The currently adopted nuclear nonproliferation policy of the United States employs a two-pronged approach in the effort to stem further nuclear weapons proliferation: enact and support measures that reinforce the resolve of voluntarily compliant states; and compel compliance from states that choose not to adhere to established nonproliferation norms. Missing is any attempt to understand and influence the factors that impel a given state.s decisions. Toward that end, the question I endeavor to answer in this dissertation is, “What are the contextual factors that are both necessary and sufficient to explain the nuclear weapons choices states make?”
I contend that two small groupings of variables, which I explicitly define and label Security and Stature, successfully explain the full range of states' proliferation decisions, ranging from the disavowal of nuclear weapons to their possession.
This hypothesis builds upon, yet distinctly diverges from, the various approaches to this subject that have been promulgated to date. The majority of the extant propositions are limited in their focus and therefore in their applicability; that is, their explanatory power is restricted to either a particular set of states or a singular aspect of nuclear proliferation (e.g., weapons acquisition). Further, many of these proposed models employ variables selected in conformity with the particular international relations framework (e.g., Neorealism) to which their proponent subscribes.
The Security/Stature hypothesis, however, is intended to elucidate the issues that impel any state in the system to select any of the nuclear weapons options available to it. Moreover, I selected the Security and Stature variables deductively from the expansive list of potentially explanatory factors discussed throughout the body of nuclear proliferation scholarship.
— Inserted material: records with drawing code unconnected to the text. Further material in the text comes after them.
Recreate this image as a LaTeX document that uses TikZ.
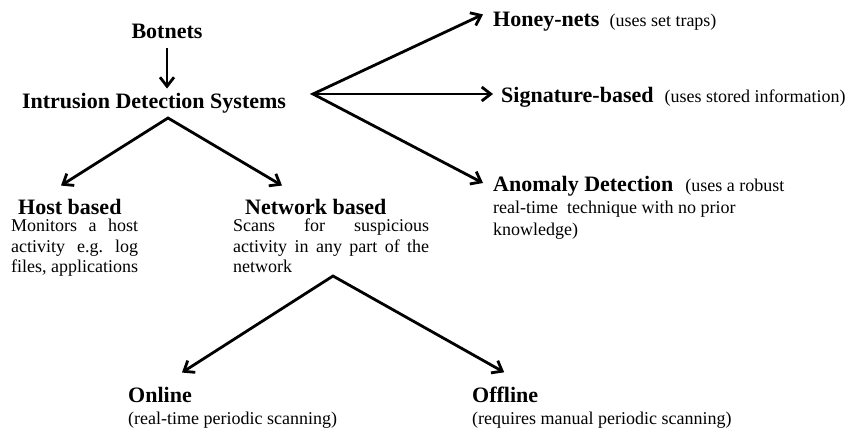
\documentclass[tikz,border=0pt]{standalone}
\usepackage{fontspec}
\setmainfont{Liberation Serif}
\usetikzlibrary{arrows.meta, calc}
\hyphenpenalty=10000
\tolerance=9999

\begin{document}
\begin{tikzpicture}[x=1pt, y=-1pt,
        head/.style={font=\fontsize{22}{26}\selectfont\bfseries, inner sep=0pt},
        note/.style={font=\fontsize{18}{20.5}\selectfont, inner sep=0pt, align=justify},
        item/.style={font=\fontsize{18}{22}\selectfont, inner sep=0pt, align=left},
        arrow/.style={-{Straight Barb[length=9pt, width=14pt]}, line width=2.8pt},
        fork/.style={{Straight Barb[length=9pt, width=14pt]}-{Straight Barb[length=9pt, width=14pt]}, line width=2.8pt, line join=miter}
    ]
    \useasboundingbox (0,0) rectangle (850,428);

    % Top
    \node[head, anchor=base] (bot) at (167,38) {Botnets};
    \node[head, anchor=base] (ids) at (154,108) {Intrusion Detection Systems};

    % Host / network
    \node[head, anchor=base west] (host) at (18,214) {Host based};
    \node[note, anchor=north west, text width=127pt] (hostnote) at (11,219) {Monitors a host activity e.g.\ log files, applications};
    \node[head, anchor=base west] (net) at (245,214) {Network based};
    \node[note, anchor=north west, text width=196pt] (netnote) at (233,219) {Scans for suspicious activity in any part of the network};

    % Detection methods
    \node[item, anchor=base west] (honey) at (493,27) {{\fontsize{22}{26}\selectfont\bfseries Honey-nets}\hspace{10pt}(uses set traps)};
    \node[item, anchor=base west] (sig) at (501,102) {{\fontsize{22}{26}\selectfont\bfseries Signature-based}\hspace{11pt}(uses stored information)};
    \node[item, anchor=north west] (anom) at (493,176) {{\fontsize{22}{26}\selectfont\bfseries Anomaly Detection}\hspace{12pt}(uses a robust\\real-time\ \ technique with no prior\\knowledge)};

    % Online / offline
    \node[head, anchor=base west] (online) at (128,402) {Online};
    \node[item, anchor=base west] (onlinenote) at (128,424) {(real-time periodic scanning)};
    \node[head, anchor=base west] (offline) at (472,402) {Offline};
    \node[item, anchor=base west] (offlinenote) at (472,424) {(requires manual periodic scanning)};

    % Forks
    \coordinate (fork1) at (168,118);
    \coordinate (fork2) at (313,94);
    \coordinate (fork3) at (333,276);

    \draw[arrow] ($(bot.south)+(0,10)$) -- ($(bot.south |- ids.north)+(0,-4)$);
    \draw[fork] ($(host.north west)+(43,-13)$) -- (fork1) -- ($(net.north west)+(37,-13)$);
    \draw[fork] ($(honey.north west)+(-10,2)$) -- (fork2) -- ($(anom.north west)+(-10,7)$);
    \draw[arrow] (fork2) -- ($(sig.base west)+(-8,-8)$);
    \draw[fork] ($(online.north)+(22,-14)$) -- (fork3) -- ($(offline.north)+(-1,-14)$);
\end{tikzpicture}
\end{document}
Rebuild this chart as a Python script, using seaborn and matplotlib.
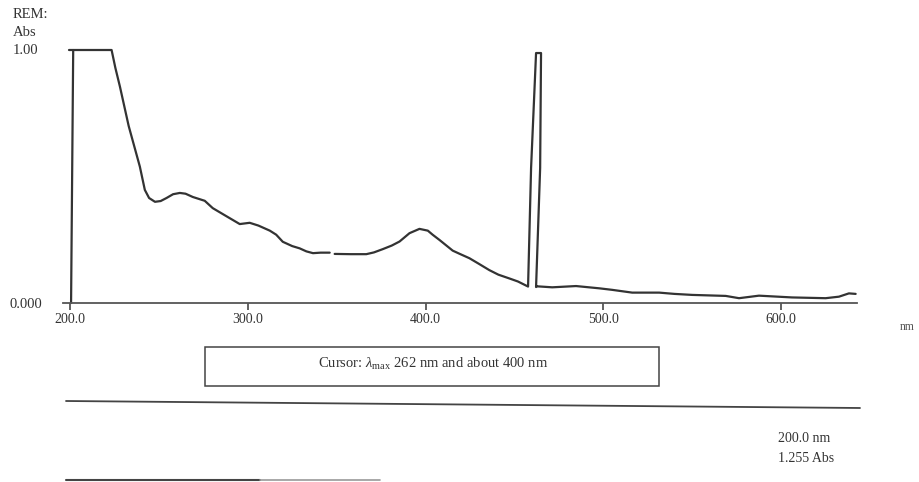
import matplotlib
matplotlib.use("Agg")
import matplotlib.pyplot as plt
import seaborn as sns
import pandas as pd
from matplotlib.patches import Rectangle
from matplotlib.lines import Line2D

# ---- data ----
wavelength = [200.6, 201.8, 223.4, 225.5, 228.1, 233.0, 239.3, 242.1, 244.5, 247.8,
              251.0, 254.3, 258.0, 261.8, 265.0, 269.1, 275.8, 280.3, 288.0, 295.5,
              301.1, 306.0, 312.4, 316.0, 319.7, 325.0, 329.2, 333.0, 336.7, 341.0,
              346.1,
              348.9, 358.0, 366.7, 371.0, 376.0, 381.0, 385.4, 391.0, 396.6, 401.3,
              404.0, 407.9, 415.3, 419.0, 424.7, 430.0, 435.9, 441.0, 447.2, 452.0,
              457.7, 459.4, 462.2, 465.0, 464.5, 462.2, 462.6, 471.3, 484.7, 497.8,
              505.0, 516.3, 531.5, 540.0, 550.0, 568.9, 576.4, 587.6, 606.2, 625.1,
              632.6, 638.2, 642.0,
              199.2, 201.8]
absorbance = [0.000, 1.000, 1.000, 0.930, 0.855, 0.700, 0.539, 0.447, 0.415, 0.400,
              0.403, 0.415, 0.430, 0.435, 0.432, 0.419, 0.404, 0.375, 0.343, 0.312,
              0.317, 0.306, 0.286, 0.270, 0.242, 0.225, 0.216, 0.204, 0.197, 0.199,
              0.199,
              0.194, 0.193, 0.193, 0.200, 0.213, 0.227, 0.243, 0.276, 0.293, 0.286,
              0.270, 0.249, 0.207, 0.195, 0.177, 0.155, 0.130, 0.112, 0.097, 0.085,
              0.065, 0.534, 0.988, 0.988, 0.534, 0.063, 0.066, 0.062, 0.067, 0.058,
              0.052, 0.041, 0.041, 0.036, 0.032, 0.028, 0.019, 0.029, 0.022, 0.019,
              0.025, 0.038, 0.036,
              1.000, 1.000]
segment = [0] * 31 + [1] * 43 + [2] * 2

x_ticks = [200, 300, 400, 500, 600]
x_tick_labels = ["200.0", "300.0", "400.0", "500.0", "600.0"]

df = pd.DataFrame({"nm": wavelength, "abs": absorbance, "seg": segment})

# ---- styling ----
sns.set_theme(style="white")
plt.rcParams["font.family"] = ["Liberation Serif", "DejaVu Serif"]
plt.rcParams["mathtext.fontset"] = "custom"
plt.rcParams["mathtext.rm"] = "Liberation Serif"
plt.rcParams["mathtext.it"] = "Liberation Serif:italic"

W, H = 920, 482
fig = plt.figure(figsize=(W / 100, H / 100), dpi=100)
fig.patch.set_facecolor("white")

def fx(px):
    return px / W

def fy(py):
    return 1 - py / H

ax = fig.add_axes([fx(63), fy(303), (857 - 63) / W, (303 - 50) / H])
ax.set_facecolor("white")

ink = "#333333"
sns.lineplot(data=df, x="nm", y="abs", units="seg", estimator=None, sort=False,
             color=ink, linewidth=1.6, ax=ax)

px_per_nm = (781 - 70) / 400.0
ax.set_xlim(200 - 7 / px_per_nm, 200 + 787 / px_per_nm)
ax.set_ylim(0, 1.0)
for line in ax.lines:
    line.set_clip_on(False)

for s in ["left", "right", "top"]:
    ax.spines[s].set_visible(False)
ax.spines["bottom"].set_color("#555555")
ax.spines["bottom"].set_linewidth(1.3)
ax.set_xticks(x_ticks)
ax.set_xticklabels(x_tick_labels)
ax.tick_params(axis="x", direction="out", length=5, width=1.3, color="#555555",
               pad=2, labelsize=10, labelcolor=ink, bottom=True)
ax.set_yticks([])
ax.set_xlabel("")
ax.set_ylabel("")
ax.grid(False)

# ---- surrounding texts ----
fs = 10.5
fig.text(fx(13), fy(15), "REM:", fontsize=fs, color=ink, va="center", ha="left")
fig.text(fx(13), fy(33), "Abs", fontsize=fs, color=ink, va="center", ha="left")
fig.text(fx(13), fy(51), "1.00", fontsize=fs, color=ink, va="center", ha="left")
fig.text(fx(10), fy(304), "0.000", fontsize=fs, color=ink, va="center", ha="left")
fig.text(fx(907), fy(327), "nm", fontsize=8.5, color="#555555", va="center", ha="center")

# cursor box
fig.patches.append(Rectangle((fx(205), fy(386)), (659 - 205) / W, (386 - 347) / H,
                             transform=fig.transFigure, fill=False,
                             edgecolor="#444444", linewidth=1.1))
fig.text(fx(433), fy(364), r"Cursor: $\lambda_{\mathrm{max}}$ 262 nm and about 400 nm",
         fontsize=10.5, color=ink, va="center", ha="center")

# rules
fig.lines.append(Line2D([fx(66), fx(860)], [fy(401), fy(408)], transform=fig.transFigure,
                        color="#444444", linewidth=1.3))
fig.lines.append(Line2D([fx(66), fx(260)], [fy(480), fy(480)], transform=fig.transFigure,
                        color="#444444", linewidth=1.5))
fig.lines.append(Line2D([fx(260), fx(380)], [fy(480), fy(480)], transform=fig.transFigure,
                        color="#999999", linewidth=1.2))

fig.text(fx(778), fy(438), "200.0 nm", fontsize=10, color=ink, va="center", ha="left")
fig.text(fx(778), fy(458), "1.255 Abs", fontsize=10, color=ink, va="center", ha="left")

fig.savefig("out.png", dpi=100, facecolor="white")
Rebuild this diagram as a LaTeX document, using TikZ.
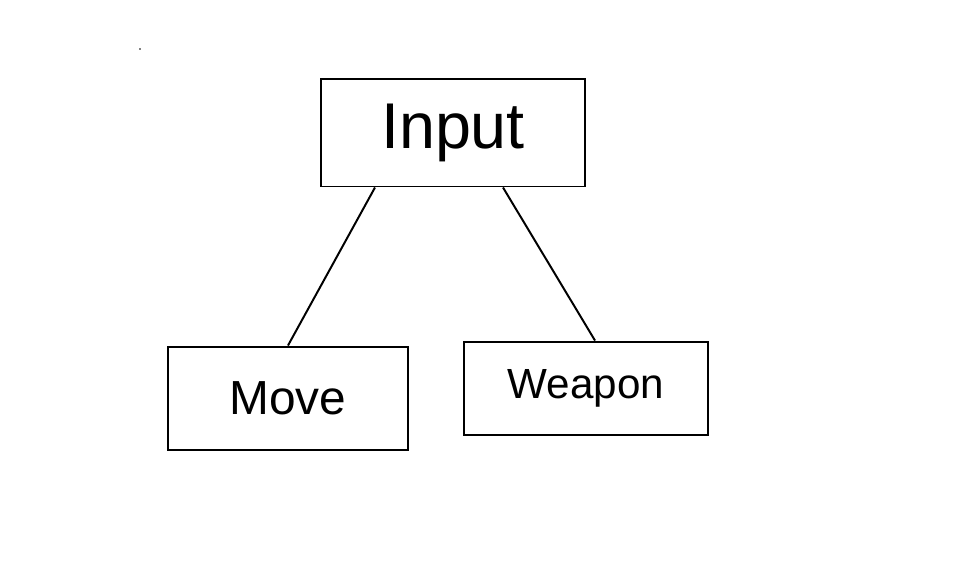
\documentclass[tikz,border=0pt]{standalone}
\usepackage{fontspec}
\setmainfont{Liberation Sans}

\begin{document}
\begin{tikzpicture}[x=0.025cm,y=-0.025cm]
  \useasboundingbox (0,0) rectangle (963,571);
  \tikzstyle{every node}=[draw, line width=1.4pt, inner sep=0pt]
  \tikzstyle{edge from parent}=[draw, line width=1.4pt]
  \tikzstyle{level 1}=[level distance=6.5cm, sibling distance=7.45cm]
  \fill (140,49) circle (0.9);
  \node (input) at (453,133) [minimum width=6.575cm, minimum height=2.675cm, font=\fontsize{46}{52}\selectfont] {Input}
    child[edge from parent path={([xshift=-1.95cm]\tikzparentnode.south) -- (\tikzchildnode.north)}]
      {node (move) [xshift=-0.4cm, yshift=-0.125cm, minimum width=6cm, minimum height=2.575cm, font=\fontsize{34}{40}\selectfont] {Move}}
    child[edge from parent path={([xshift=1.25cm]\tikzparentnode.south) -- ([xshift=0.225cm]\tikzchildnode.north)}]
      {node (weapon) [xshift=-0.4cm, yshift=0.125cm, minimum width=6.1cm, minimum height=2.325cm, font=\fontsize{30}{36}\selectfont] {Weapon}};
\end{tikzpicture}
\end{document}
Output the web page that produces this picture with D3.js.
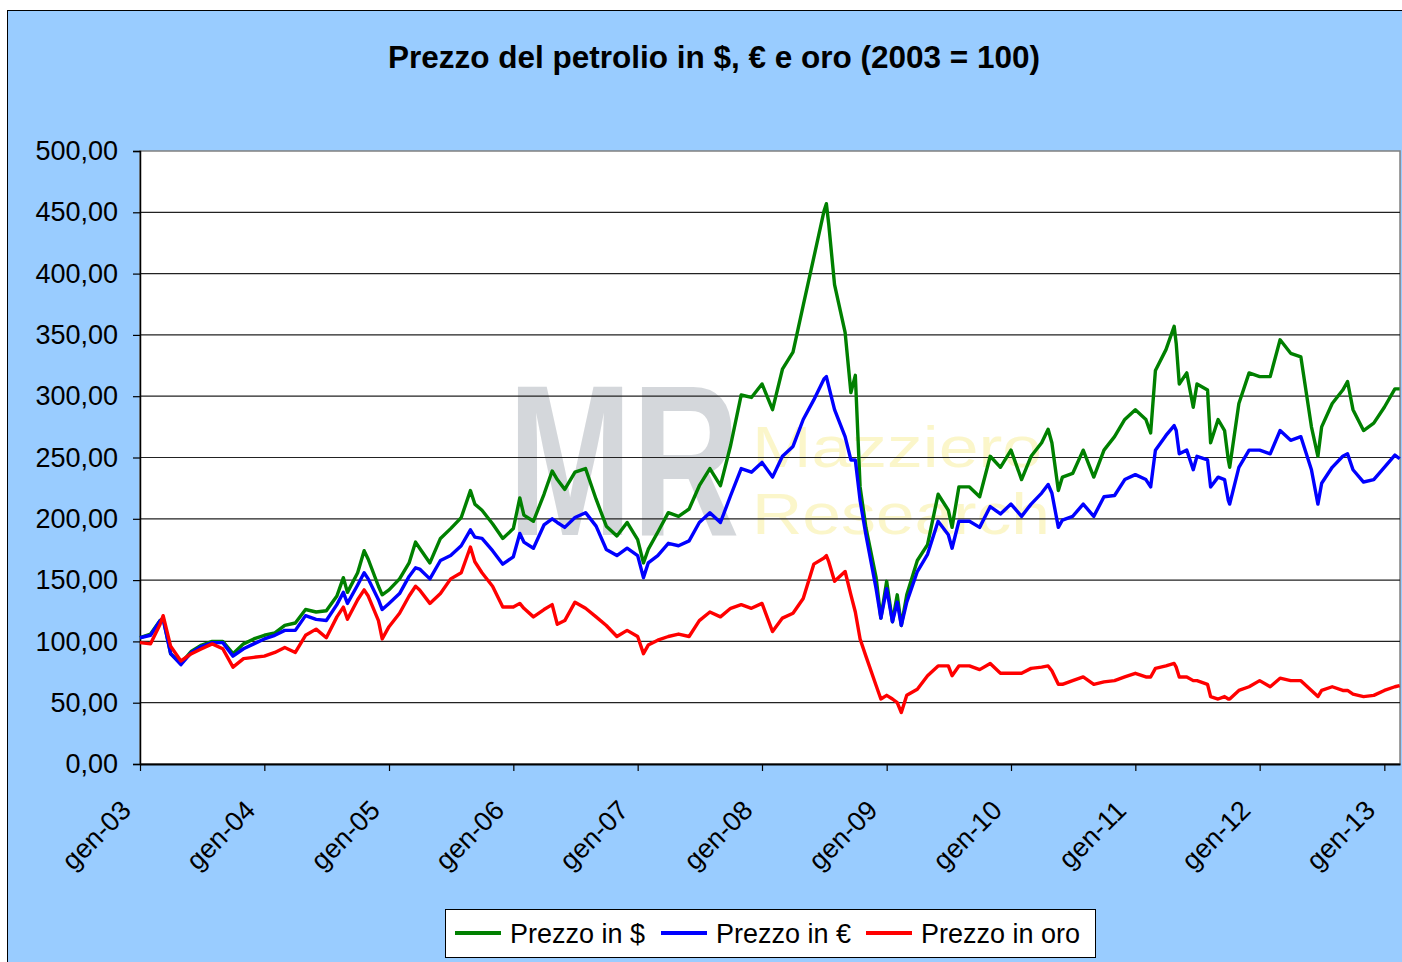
<!DOCTYPE html>
<html>
<head>
<meta charset="utf-8">
<script src="https://cdn.jsdelivr.net/npm/d3@7"></script>
<style>
  html, body { margin: 0; padding: 0; background: #ffffff; }
  svg { display: block; font-family: "Liberation Sans", Arial, sans-serif; }
</style>
</head>
<body>
<svg id="chart" width="1402" height="962"></svg>
<script>
// ---------------- DATA ----------------
const chartTitle = "Prezzo del petrolio in $, € e oro (2003 = 100)";
const seriesNames = ["Prezzo in $", "Prezzo in €", "Prezzo in oro"];
const seriesColors = ["#008000", "#0000FF", "#FF0000"];
const yTicks = [0, 50, 100, 150, 200, 250, 300, 350, 400, 450, 500];
const xTickDates = ["2003-01-01","2004-01-01","2005-01-01","2006-01-01","2007-01-01","2008-01-01","2009-01-01","2010-01-01","2011-01-01","2012-01-01","2013-01-01"];
const xTickLabels = ["gen-03","gen-04","gen-05","gen-06","gen-07","gen-08","gen-09","gen-10","gen-11","gen-12","gen-13"];

const dates = [
"2003-01-01","2003-02-01","2003-03-01","2003-03-10","2003-04-01","2003-05-01","2003-06-01","2003-07-01","2003-08-01","2003-09-01","2003-10-01","2003-11-01","2003-12-01",
"2004-01-01","2004-02-01","2004-03-01","2004-04-01","2004-05-01","2004-06-01","2004-07-01","2004-08-01","2004-08-20","2004-09-01","2004-10-01","2004-10-20","2004-11-01","2004-12-01","2004-12-12",
"2005-01-01","2005-02-01","2005-03-01","2005-03-20","2005-04-01","2005-05-01","2005-06-01","2005-07-01","2005-08-01","2005-08-28","2005-09-10","2005-10-01","2005-11-01","2005-12-01",
"2006-01-01","2006-01-20","2006-02-01","2006-03-01","2006-04-01","2006-04-25","2006-05-10","2006-06-01","2006-07-01","2006-08-01","2006-09-01","2006-10-01","2006-11-01","2006-12-01",
"2007-01-01","2007-01-18","2007-02-01","2007-03-01","2007-04-01","2007-05-01","2007-06-01","2007-07-01","2007-08-01","2007-09-01","2007-10-01","2007-11-01","2007-12-01",
"2008-01-01","2008-02-01","2008-03-01","2008-04-01","2008-05-01","2008-06-01","2008-07-01","2008-07-08","2008-07-15","2008-08-01","2008-09-01","2008-09-18","2008-10-01","2008-10-15","2008-11-01","2008-12-01","2008-12-15",
"2009-01-01","2009-01-18","2009-02-01","2009-02-13","2009-03-01","2009-04-01","2009-05-01","2009-06-01","2009-07-01","2009-07-12","2009-08-01","2009-09-01","2009-10-01","2009-11-01","2009-12-01",
"2010-01-01","2010-02-01","2010-03-01","2010-04-01","2010-04-20","2010-05-01","2010-05-20","2010-06-01","2010-07-01","2010-08-01","2010-09-01","2010-10-01","2010-11-01","2010-12-01",
"2011-01-01","2011-02-01","2011-02-15","2011-03-01","2011-04-01","2011-04-25","2011-05-01","2011-05-10","2011-06-01","2011-06-20","2011-07-01","2011-08-01","2011-08-10","2011-09-01","2011-09-20","2011-10-01","2011-10-05","2011-11-01","2011-12-01",
"2012-01-01","2012-02-01","2012-03-01","2012-04-01","2012-05-01","2012-06-01","2012-06-20","2012-07-01","2012-08-01","2012-09-01","2012-09-15","2012-10-01","2012-11-01","2012-12-01",
"2013-01-01","2013-02-01","2013-02-15"
];

const prezzoDollaro = [
103,106,117,119,90,82,92,97,100,100,90,98,102,
105,107,113,115,126,124,125,137,152,140,156,174,167,145,138,
142,151,164,181,176,164,184,192,201,223,212,207,196,184,
192,217,203,198,220,239,232,224,238,241,216,194,186,197,
183,164,175,189,205,202,208,227,241,227,260,301,299,
310,289,322,336,374,413,451,457,440,391,352,303,317,226,193,152,119,
149,116,138,113,138,166,179,220,207,193,226,226,218,251,242,
256,232,251,262,273,262,223,234,237,256,234,256,267,281,
289,281,270,321,338,357,343,310,319,291,310,305,262,281,272,248,242,294,319,
316,316,346,335,332,275,251,275,294,305,312,289,272,278,
291,306,306
];

const prezzoEuro = [
103,105,117,118,90,81,91,96,99,99,88,94,98,
102,105,109,109,121,118,117,130,140,131,146,156,151,134,126,
131,139,153,160,159,151,166,170,178,191,185,184,174,163,
169,188,181,176,195,200,197,193,201,205,194,175,170,176,
170,152,164,170,180,178,182,197,205,197,219,241,238,
246,234,251,259,281,297,314,316,308,289,267,248,248,215,187,143,119,
143,116,132,113,132,157,171,198,187,176,198,198,193,210,204,
212,202,212,221,228,221,193,199,202,212,202,218,219,232,
236,232,226,256,268,276,272,253,256,240,251,248,226,234,232,215,212,242,256,
256,253,272,264,267,240,212,229,242,251,253,240,230,232,
242,252,249
];

const prezzoOro = [
99,98,114,121,96,84,90,94,98,94,79,86,87,
88,91,95,91,105,110,103,120,128,118,134,142,137,117,102,
112,123,137,145,142,131,139,151,156,177,165,156,145,128,
128,131,127,120,126,130,114,117,132,127,120,113,104,109,
104,90,97,101,104,106,104,117,124,120,127,130,127,
131,108,119,123,135,163,168,170,165,149,157,138,124,102,88,64,53,
56,53,50,42,56,61,72,80,80,72,80,80,77,82,74,
74,74,78,79,80,76,65,65,68,71,65,67,68,71,
74,71,71,78,80,82,79,71,71,68,68,65,55,53,55,53,53,60,63,
68,63,70,68,68,60,55,60,63,60,60,57,55,56,
60,63,64
];

// ---------------- LAYOUT ----------------
const W = 1402, H = 962;
const plot = { left: 140, right: 1400, top: 151, bottom: 764 };
const parse = d3.timeParse("%Y-%m-%d");

const svg = d3.select("#chart");

// chart area background
svg.append("rect")
  .attr("x", 7.5).attr("y", 10.5)
  .attr("width", W).attr("height", H)
  .attr("fill", "#99CCFF").attr("stroke", "#000").attr("stroke-width", 1);

// title
svg.append("text")
  .attr("x", 714).attr("y", 68)
  .attr("text-anchor", "middle")
  .attr("font-size", 31.5).attr("font-weight", "bold")
  .attr("fill", "#000")
  .text(chartTitle);

// plot area
svg.append("rect")
  .attr("x", plot.left).attr("y", plot.top)
  .attr("width", plot.right - plot.left).attr("height", plot.bottom - plot.top)
  .attr("fill", "#ffffff").attr("stroke", "#808080").attr("stroke-width", 1.5);

const x = d3.scaleTime()
  .domain([parse("2003-01-01"), parse("2013-02-16")])
  .range([plot.left, plot.right]);
const y = d3.scaleLinear().domain([0, 500]).range([plot.bottom, plot.top]);

// watermark (faint, behind the data)
const wm = svg.append("g").attr("pointer-events", "none");
wm.append("text")
  .attr("transform", "translate(508,535) scale(1,1.45)")
  .attr("font-size", 149).attr("font-weight", "bold")
  .attr("fill", "#b9bec4").attr("opacity", 0.6)
  .text("MR");
wm.append("text")
  .attr("x", 752).attr("y", 467)
  .attr("font-size", 58)
  .attr("textLength", 290).attr("lengthAdjust", "spacingAndGlyphs")
  .attr("fill", "#f7ec8c").attr("opacity", 0.45)
  .text("Mazziero");
wm.append("text")
  .attr("x", 752).attr("y", 534)
  .attr("font-size", 58)
  .attr("textLength", 298).attr("lengthAdjust", "spacingAndGlyphs")
  .attr("fill", "#f7ec8c").attr("opacity", 0.45)
  .text("Research");

// gridlines
const locale = d3.formatLocale({ decimal: ",", thousands: ".", grouping: [3], currency: ["", " €"] });
const fmt = locale.format(".2f");

svg.append("g")
  .selectAll("line")
  .data(yTicks.filter(v => v > 0 && v < 500))
  .join("line")
  .attr("x1", plot.left).attr("x2", plot.right)
  .attr("y1", d => y(d)).attr("y2", d => y(d))
  .attr("stroke", "#222").attr("stroke-width", 1.2);

// y axis
const yAxis = svg.append("g")
  .attr("transform", `translate(${plot.left},0)`)
  .call(d3.axisLeft(y).tickValues(yTicks).tickFormat(fmt).tickSize(7).tickPadding(15));
yAxis.select(".domain").attr("stroke", "#000").attr("stroke-width", 1.5);
yAxis.selectAll(".tick line").attr("stroke", "#000").attr("stroke-width", 1.2);
yAxis.selectAll(".tick text")
  .attr("font-size", 27).attr("fill", "#000")
  .attr("font-family", "Liberation Sans, Arial, sans-serif");

// x axis
const xAxis = svg.append("g")
  .attr("transform", `translate(0,${plot.bottom})`)
  .call(d3.axisBottom(x)
    .tickValues(xTickDates.map(parse))
    .tickFormat((d, i) => xTickLabels[i])
    .tickSize(7).tickSizeOuter(0));
xAxis.select(".domain").attr("stroke", "#000").attr("stroke-width", 2);
xAxis.selectAll(".tick line").attr("stroke", "#000").attr("stroke-width", 1.2);
xAxis.selectAll(".tick text")
  .attr("font-size", 27).attr("fill", "#000")
  .attr("font-family", "Liberation Sans, Arial, sans-serif")
  .attr("text-anchor", "end")
  .attr("dy", null).attr("y", null)
  .attr("transform", "translate(-8,48) rotate(-45)");

// lines
const seriesData = [prezzoDollaro, prezzoEuro, prezzoOro];
const line = d3.line()
  .x((d, i) => x(parse(dates[i])))
  .y(d => y(d));

svg.append("g")
  .selectAll("path")
  .data(seriesData)
  .join("path")
  .attr("d", d => line(d))
  .attr("fill", "none")
  .attr("stroke", (d, i) => seriesColors[i])
  .attr("stroke-width", 3.4)
  .attr("stroke-linejoin", "round");

// legend
const lg = svg.append("g");
lg.append("rect")
  .attr("x", 445.5).attr("y", 909.5).attr("width", 650).attr("height", 48)
  .attr("fill", "#fff").attr("stroke", "#000").attr("stroke-width", 1);
const legendX = [455, 661, 866];
seriesNames.forEach((name, i) => {
  lg.append("line")
    .attr("x1", legendX[i]).attr("x2", legendX[i] + 46)
    .attr("y1", 933).attr("y2", 933)
    .attr("stroke", seriesColors[i]).attr("stroke-width", 4);
  lg.append("text")
    .attr("x", legendX[i] + 55).attr("y", 943)
    .attr("font-size", 27).attr("fill", "#000")
    .text(name);
});
</script>
</body>
</html>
I provide an overview and a critical assessment of the most salient literature reviewed in chapter 2.
Last, I apply the Security/Stature hypothesis to three case studies: Japan, Brazil, and North Korea. Collectively, these cases include virtually all of the nuclear weapons choices I desired to explain, and the consistently demonstrated co-variance between these choices and my chosen variables offers compelling, if limited, evidence of the validity of my proposed solution to the research question.